- Exercise details
Working from the top of the listing below, retype each line through the line containing "rotate=68] (mw) at", both included, with no pictures.

- Data extract
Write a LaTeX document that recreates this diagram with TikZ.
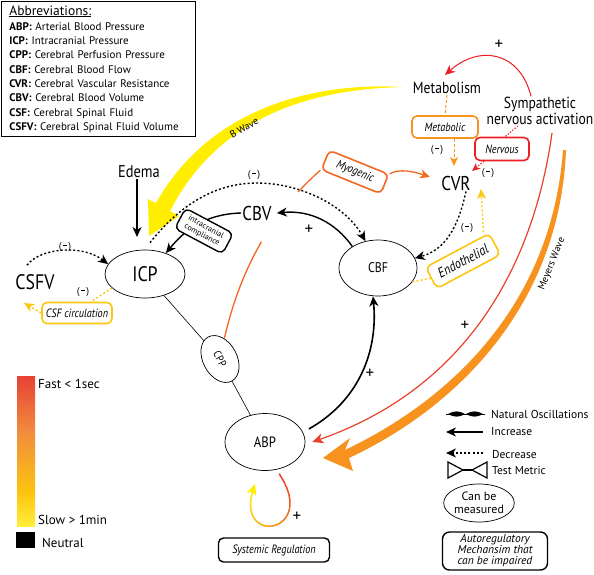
\documentclass[tikz,border=0pt]{standalone}
\usepackage{fontspec}
\usepackage{graphicx}
\setmainfont{PT Sans}
\usetikzlibrary{arrows.meta,shapes.geometric,calc}
\definecolor{cred}{RGB}{237,30,36}
\definecolor{cline}{RGB}{234,64,42}
\definecolor{corg}{RGB}{242,103,34}
\definecolor{cmeta}{RGB}{247,148,29}
\definecolor{cgold}{RGB}{253,198,16}
\definecolor{cyel}{RGB}{255,238,0}
\definecolor{cmey}{RGB}{247,146,30}
\definecolor{cbarA}{RGB}{232,65,52}
\definecolor{cbarB}{RGB}{241,140,62}
\definecolor{cbarC}{RGB}{252,196,14}
\definecolor{cbarD}{RGB}{255,238,60}
\newcommand\fs[1]{\fontsize{#1}{#1}\selectfont}
\newcommand\cond[1]{\scalebox{0.85}[1]{#1}}
\newcommand\minuslbl{(\,\rule[0.62ex]{3.2pt}{0.9pt}\,)}
\tikzset{
  meas/.style={draw, ellipse, line width=0.7pt, inner sep=0pt},
  mech/.style={draw, rounded corners=5pt, line width=1.6pt, fill=white, inner sep=1pt, align=center},
  inc/.style={-{Stealth[length=10pt,width=9pt,inset=3pt]}, line width=1.4pt},
  dec/.style={inc, dash pattern=on 2pt off 2.2pt},
  sml/.style={font=\fs{10}, inner sep=0pt},
  pls/.style={font=\fs{17}, inner sep=0pt},
  lbl/.style={inner sep=1pt},
}
\begin{document}
\begin{tikzpicture}[x=1pt,y=-1pt]
\useasboundingbox (0,0) rectangle (594,574);

% ---------- big waves ----------
\fill[cyel] (403,87) .. controls (315,82) and (210,107) .. (156,203) -- (148,199) -- (149,236) -- (179,216) -- (170,211) .. controls (220,114) and (315,89) .. (403,87) -- cycle;
\fill[cmey] (566,150) .. controls (560,301) and (462,405) .. (349,458) -- (353,471) -- (323,458) -- (350,438) -- (345,450) .. controls (458,396) and (552,299) .. (563,150) -- cycle;
\node[lbl, font=\fs{10}, rotate=30] (bw) at (244,128) {B Wave};
\node[lbl, font=\fs{10}, rotate=68] (mw) at (552,264) {Meyers Wave};

% ---------- abbreviations ----------
\node[draw, line width=0.8pt, anchor=north west, inner xsep=8pt, inner ysep=4pt, text width=178pt, align=left, font=\fontsize{11}{14.3}\selectfont] (abbr) at (1,1) {{\fontsize{13.5}{15}\selectfont\underline{Abbreviations:}}\\[1pt]
\textbf{ABP:} Arterial Blood Pressure\\
\textbf{ICP:} Intracranial Pressure\\
\textbf{CPP:} Cerebral Perfusion Pressure\\
\textbf{CBF:} Cerebral Blood Flow\\
\textbf{CVR:} Cerebral Vascular Resistance\\
\textbf{CBV:} Cerebral Blood Volume\\
\textbf{CSF:} Cerebral Spinal Fluid\\
\textbf{CSFV:} Cerebral Spinal Fluid Volume};

% ---------- measurable nodes ----------
\node[meas, minimum width=80pt, minimum height=48pt] (icp) at (145,274) {\fs{21}\cond{ICP}};
\node[meas, minimum width=78pt, minimum height=56pt] (cbf) at (378,268) {\fs{14}\cond{CBF}};
\node[meas, minimum width=80pt, minimum height=57pt] (abp) at (265,442) {\fs{15}\cond{ABP}};
\node[meas, minimum width=50pt, minimum height=34pt, rotate=-62] (cpp) at (220,359) {\fs{11}\cond{CPP}};

% ---------- plain labels ----------
\node[lbl] (edema) at (139,172) {\fs{17}\cond{Edema}};
\node[lbl] (cbv) at (257,213) {\fs{20}\cond{CBV}};
\node[lbl] (csfv) at (35,282) {\fs{21}\cond{CSFV}};
\node[lbl] (cvr) at (456,183) {\fs{20}\cond{CVR}};
\node[lbl] (metab) at (447,88) {\fs{16}\cond{Metabolism}};
\node[lbl, align=center, font=\fontsize{16}{13}\selectfont] (symp) at (540,111) {\cond{Sympathetic}\\\cond{nervous activation}};

% ---------- mechanism boxes ----------
\node[mech, draw=corg, rotate=-22, minimum width=64pt, minimum height=21pt] (myo) at (355,172) {\itshape\fs{12}\cond{Myogenic}};
\node[mech, draw=cmeta, minimum width=66pt, minimum height=22pt] (metabolic) at (445,127) {\itshape\fs{12}\cond{Metabolic}};
\node[mech, draw=cred, minimum width=54pt, minimum height=23pt] (nerv) at (502,149) {\itshape\fs{12}\cond{Nervous}};
\node[mech, draw=cgold, rotate=28, minimum width=72pt, minimum height=24pt] (endo) at (463,261) {\itshape\fs{14}\cond{Endothelial}};
\node[mech, draw=cgold, minimum width=70pt, minimum height=21pt] (csfc) at (77,313) {\itshape\fs{12}\cond{CSF circulation}};
\node[mech, draw=black, line width=1.4pt, minimum width=111pt, minimum height=24pt] (sysreg) at (274,550) {\itshape\fs{12}\cond{Systemic Regulation}};

% ---------- signs ----------
\node[sml] (m1) at (65,247) {\minuslbl};
\node[sml] (m2) at (83,292) {\minuslbl};
\node[sml] (m3) at (254,175) {\minuslbl};
\node[sml] (m4) at (437,150) {\minuslbl};
\node[sml] (m5) at (488,173) {\minuslbl};
\node[sml] (m6) at (467,228) {\minuslbl};
\node[pls] (p1) at (309,230) {+};
\node[pls] (p2) at (499,45) {+};
\node[pls] (p3) at (370,374) {+};
\node[pls] (p4) at (465,326) {+};
\node[pls] (p5) at (297,517) {+};

% ---------- connectors ----------
\coordinate (edtip) at (137,237);
\draw[inc] ([xshift=-2pt]edema.south) -- (edtip);
\draw[dec] ([shift={(-8,-8)}]csfv.north) .. controls (40,248) and (82,244) .. (icp.165);
\draw[cgold, line width=1.4pt, dash pattern=on 2pt off 2.2pt] (icp.203) -- ([xshift=-22pt]csfc.north east);
\coordinate (cstip) at (24,303);
\draw[cgold, dec] (csfc.west) -- (cstip);
\draw[dec] ([shift={(5,-7)}]icp.north) .. controls (180,205) and (215,183) .. (257,183) .. controls (300,183) and (345,205) .. (cbf.115);
\draw[inc] (cbv.west) .. controls (205,214) and (185,230) .. (icp.45);
\draw[inc] (cbf.140) .. controls (335,222) and (310,210) .. ([xshift=4pt]cbv.east);
\draw[corg, line width=1.3pt, dash pattern=on 104pt off 62pt on 100pt off 10pt] (cpp.140) .. controls (240,270) and (270,215) .. (myo.south west);
\coordinate (myotip) at (430,177);
\draw[corg, line width=1.3pt, -{Stealth[length=10pt,width=9pt,inset=3pt]}] (myo.north east) .. controls (400,168) and (415,172) .. (myotip);
\draw[cmeta, line width=1pt, dash pattern=on 3pt off 2pt] (metab.south) -- (metabolic.north);
\coordinate (mtip) at (454,166);
\draw[cmeta, line width=1pt, dash pattern=on 3pt off 2pt, -{Stealth[length=9pt,width=8pt,inset=2.5pt]}] ([xshift=9pt]metabolic.south) -- (mtip);
\coordinate (mettip) at (445,75);
\draw[cred, line width=1pt, -{Stealth[length=10pt,width=9pt,inset=3pt]}] ([xshift=-9pt]symp.north) .. controls (520,52) and (480,44) .. (mettip);
\draw[cred, line width=1pt, dash pattern=on 1.5pt off 1.5pt] ([xshift=-22pt]symp.south) -- ([xshift=3pt]nerv.north);
\coordinate (ntip) at (472,171);
\draw[cred, line width=1pt, dash pattern=on 1.5pt off 1.5pt, -{Stealth[length=8pt,width=7pt,inset=2pt]}] ([xshift=-18pt]nerv.south) -- (ntip);
\draw[dec] ([xshift=10pt]cvr.south) .. controls (458,228) and (445,250) .. (cbf.15);
\coordinate (etip) at (481,189);
\draw[cgold, dec] ([xshift=-6pt]endo.north east) -- (etip);
\draw[cgold, line width=1.4pt, dash pattern=on 2pt off 2.2pt] (cbf.-22) -- (endo.west);
\draw[inc, line width=1.6pt] ([xshift=8pt]abp.20) .. controls (360,400) and (378,350) .. ([xshift=-5pt]cbf.south);
\coordinate (rs) at (552,133);
\draw[cline, line width=1.2pt, -{Stealth[length=11pt,width=10pt,inset=3pt]}] (rs) .. controls (535,255) and (475,385) .. ([xshift=7pt]abp.east);
\draw[line width=0.6pt] (icp) -- (cpp);
\draw[line width=0.6pt] (cpp) -- (abp);

% intracranial compliance box (over the curves)
\node[mech, draw=black, line width=1.4pt, rotate=-28, minimum width=54pt, minimum height=23pt, font=\fontsize{8}{8.5}\selectfont] (icomp) at (204,231) {intracranial\\compliance};

% ---------- ABP loop with gradient ----------
\coordinate (lp0) at ([yshift=-5pt]abp.-62);
\coordinate (ltip) at (255,484);
\path (lp0) .. controls (320,535) and (230,548) .. (ltip)
  foreach \i [evaluate=\i as \t using \i/24] in {0,...,24} { coordinate[pos=\t] (g\i) };
\foreach \i [count=\j from 1, evaluate=\i as \pc using int(100*\i/23)] in {0,...,22} {
  \draw[line width=1.5pt, line cap=round, color=cyel!\pc!cline] (g\i) -- (g\j);
}
\draw[cyel, line width=1.5pt, -{Stealth[length=11pt,width=10pt,inset=3pt]}] (g23) -- (g24);

% ---------- colour bar ----------
\shade[top color=cbarA, bottom color=cbarB] (17,376) rectangle (35,431.5);
\shade[top color=cbarB, bottom color=cbarC] (17,431) rectangle (35,492.5);
\shade[top color=cbarC, bottom color=cbarD] (17,492) rectangle (35,526);
\node[lbl, anchor=west, font=\fs{13}] (fast) at (37,384) {Fast < 1sec};
\node[lbl, anchor=west, font=\fs{13}] (slow) at (37,520) {Slow > 1min};
\node[fill=black, minimum width=19pt, minimum height=16pt, inner sep=0pt] (nsq) at (25.5,540) {};
\node[lbl, anchor=west, font=\fs{13}] (neut) at (41,543) {Neutral};

% ---------- legend ----------
\fill (448,414) .. controls (454,410.5) and (459,410.5) .. (465,414) .. controls (459,417.5) and (454,417.5) .. (448,414);
\fill (466,414) .. controls (472,410.5) and (477,410.5) .. (483,414) .. controls (477,417.5) and (472,417.5) .. (466,414);
\draw[line width=0.8pt] (446,414) -- (485,414);
\node[lbl, anchor=west, font=\fs{11.5}] (leg1) at (490,414) {Natural Oscillations};
\coordinate (la1) at (483,432);
\coordinate (la2) at (446,432);
\draw[inc] (la1) -- (la2);
\node[lbl, anchor=west, font=\fs{11.5}] (leg2) at (490,432) {Increase};
\coordinate (ld1) at (483,453);
\coordinate (ld2) at (446,453);
\draw[dec] (ld1) -- (ld2);
\node[lbl, anchor=west, font=\fs{11.5}] (leg3) at (491,454) {Decrease};
\draw[line width=1.2pt] (448,462) -- (463,470) -- (448,478) -- cycle;
\draw[line width=1.2pt] (487,462) -- (472,470) -- (487,478) -- cycle;
\draw[line width=1.6pt] (463,470) -- (472,470);
\node[lbl, anchor=west, font=\fs{11.5}] (leg4) at (491,470) {Test Metric};
\node[meas, minimum width=68pt, minimum height=38pt, align=center, font=\fontsize{12}{13}\selectfont] (legm) at (479,503) {Can be\\measured};
\node[mech, draw=black, line width=1.4pt, minimum width=105pt, minimum height=38pt, rounded corners=7pt, font=\fontsize{11.5}{11}\selectfont\itshape] (lega) at (495,551) {Autoregulatory\\Mechansim that\\can be impaired};

\end{tikzpicture}
\end{document}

- Complete output
Write a LaTeX document that recreates this diagram with TikZ.
\documentclass[tikz,border=0pt]{standalone}
\usepackage{fontspec}
\usepackage{graphicx}
\setmainfont{PT Sans}
\usetikzlibrary{arrows.meta,shapes.geometric,calc}
\definecolor{cred}{RGB}{237,30,36}
\definecolor{cline}{RGB}{234,64,42}
\definecolor{corg}{RGB}{242,103,34}
\definecolor{cmeta}{RGB}{247,148,29}
\definecolor{cgold}{RGB}{253,198,16}
\definecolor{cyel}{RGB}{255,238,0}
\definecolor{cmey}{RGB}{247,146,30}
\definecolor{cbarA}{RGB}{232,65,52}
\definecolor{cbarB}{RGB}{241,140,62}
\definecolor{cbarC}{RGB}{252,196,14}
\definecolor{cbarD}{RGB}{255,238,60}
\newcommand\fs[1]{\fontsize{#1}{#1}\selectfont}
\newcommand\cond[1]{\scalebox{0.85}[1]{#1}}
\newcommand\minuslbl{(\,\rule[0.62ex]{3.2pt}{0.9pt}\,)}
\tikzset{
  meas/.style={draw, ellipse, line width=0.7pt, inner sep=0pt},
  mech/.style={draw, rounded corners=5pt, line width=1.6pt, fill=white, inner sep=1pt, align=center},
  inc/.style={-{Stealth[length=10pt,width=9pt,inset=3pt]}, line width=1.4pt},
  dec/.style={inc, dash pattern=on 2pt off 2.2pt},
  sml/.style={font=\fs{10}, inner sep=0pt},
  pls/.style={font=\fs{17}, inner sep=0pt},
  lbl/.style={inner sep=1pt},
}
\begin{document}
\begin{tikzpicture}[x=1pt,y=-1pt]
\useasboundingbox (0,0) rectangle (594,574);

% ---------- big waves ----------
\fill[cyel] (403,87) .. controls (315,82) and (210,107) .. (156,203) -- (148,199) -- (149,236) -- (179,216) -- (170,211) .. controls (220,114) and (315,89) .. (403,87) -- cycle;
\fill[cmey] (566,150) .. controls (560,301) and (462,405) .. (349,458) -- (353,471) -- (323,458) -- (350,438) -- (345,450) .. controls (458,396) and (552,299) .. (563,150) -- cycle;
\node[lbl, font=\fs{10}, rotate=30] (bw) at (244,128) {B Wave};
\node[lbl, font=\fs{10}, rotate=68] (mw) at (552,264) {Meyers Wave};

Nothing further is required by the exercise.